Lebenszyklusanalysen

Nachhaltigkeitsleistung ganzheitlich bewertbar machen

Rüdiger Hahn, Heinrich-Heine-Universität Düsseldorf

„Man kann nur managen, was man messen kann.” Dies ist ein weit verbreitetes Mantra in Unternehmen. Was bei finanziellen Kennzahlen häufig relativ unproblematisch ist, führt bei ökologischen oder sozialen Fragestellungen oft zu Herausforderungen. Lebenszyklusanalysen sollen hier Abhilfe schaffen und Informationen über Nachhaltigkeitsleistungen von Produkten entlang des gesamten Lebenswegs von den Rohmaterialen bis zur Entsorgung liefern. Unter dem Stichwort „Life-Cycle Sustainability Assessment (LCSA)” werden dabei Ecological Life-Cycle Assessment (LCA oder ELCA), Social Life-Cycle Assessment (sLCA) und Life-Cycle Cost Assessment (LCC) zusammengefasst.

ELCA (deutsch auch: Ökobilanzierung) gilt als etablierte und normierte (insb. ISO 14040 and 14044) Methode zur Bestimmung von Umwelteinflüssen. Hierzu werden Stoffflüsse und deren Einfluss auf die ökologische Umwelt quantifiziert. Zwar ist dies oft komplex, da sich ökologische Einflüsse, anders als finanzielle Kennzahlen, nicht immer problemlos aggregieren lassen (z.B.: Was ist höher zu gewichten, ein negativer Einfluss auf den Klimawandel oder auf Biodiversität?). Dennoch hat sich die Methode etabliert und gilt mittlerweile als ausgereift.

Dies gilt ähnlich für LCC (deutsch: Lebenszykluskostenrechnung), welche als ökonomisches Ergänzungsstück zu ELCA verstanden werden kann. LCC fasst alle Kosten zusammen, die von unterschiedlichen Akteuren entlang des Produktlebenswegs getragen werden. Entscheidend ist hierbei, dass auch versteckte und unternehmensexterne Kosten berücksichtigt werden, wie zum Beispiel (finanzielle) Kosten für Abfallbeseitigung oder Umweltschutz. Auch für LCC gibt es verschiedene nationale wie internationale Standards.
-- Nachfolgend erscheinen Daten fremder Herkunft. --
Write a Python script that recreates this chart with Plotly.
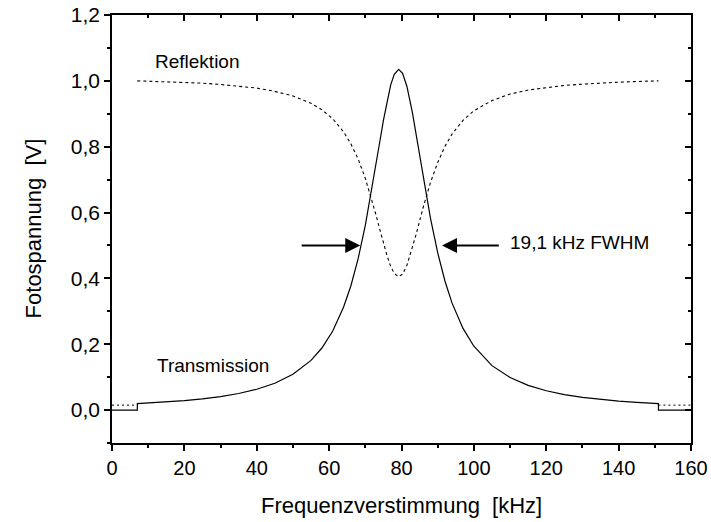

Am deutlichsten zeigen sich Herausforderung der Bewertung von Nachhaltigkeitsleistungen im Bereich von SLCA. Mit diesem Instrument sollen soziale und sozio-ökonomische Aspekte von Produkten entlang des Lebenszyklus bewertet werden. Im Gegensatz zu den beiden anderen Bereichen gibt es für SLCA noch keine etablierten Standards. Herausforderungen bestehen vor allem in der Quantifizierung von sozialen Nachhaltigkeitsaspekten. Wie soll z.B. Kinderarbeit in einem Teil der Wertschöpfungskette bewertet werden und wie verhält sich dies im Vergleich zu nicht eingehaltenen Sicherheitsstandard in einem anderen Bereich? Und hier zeigen sich dann auch die Grenzen der Aussage “Man kann nur managen, was man messen kann.” Die Grundidee von SCLA liegt daher vor allem in der systematischen Sammlung von sozialen Einflüssen auf verschiedene Anspruchsgruppen, um Ansatzpunkte für Vergleiche sowie Verbesserungspotenzial zu liefern.

Die ganzheitliche Zusammenfassung der drei Bereiche in ein übergeordnetes „Life-Cycle Sustainability Assessment (LCSA)” soll dazu beitragen, Zielkonflikte zwischen den drei Säulen der Nachhaltigkeit offenzulegen, Verbesserungspotenziale zu erkennen und mögliche Alternativen vergleichend bewerten zu können. Hierzu müssen alle drei Analysen im Rahmen derselben Systemgrenzen und Annahmen erfolgen. Ist dies der Fall, bieten LCSA das Potenzial, auf Basis systematische erfasster Daten Aussagen zur Vorteilhaftigkeit von Produkten oder Projekten zu treffen. So wird Nachhaltigkeitsleistung zwar nicht in jedem Einzelfall messbar, zumindest aber bewertbar und damit unzweifelhaft leichter zu managen.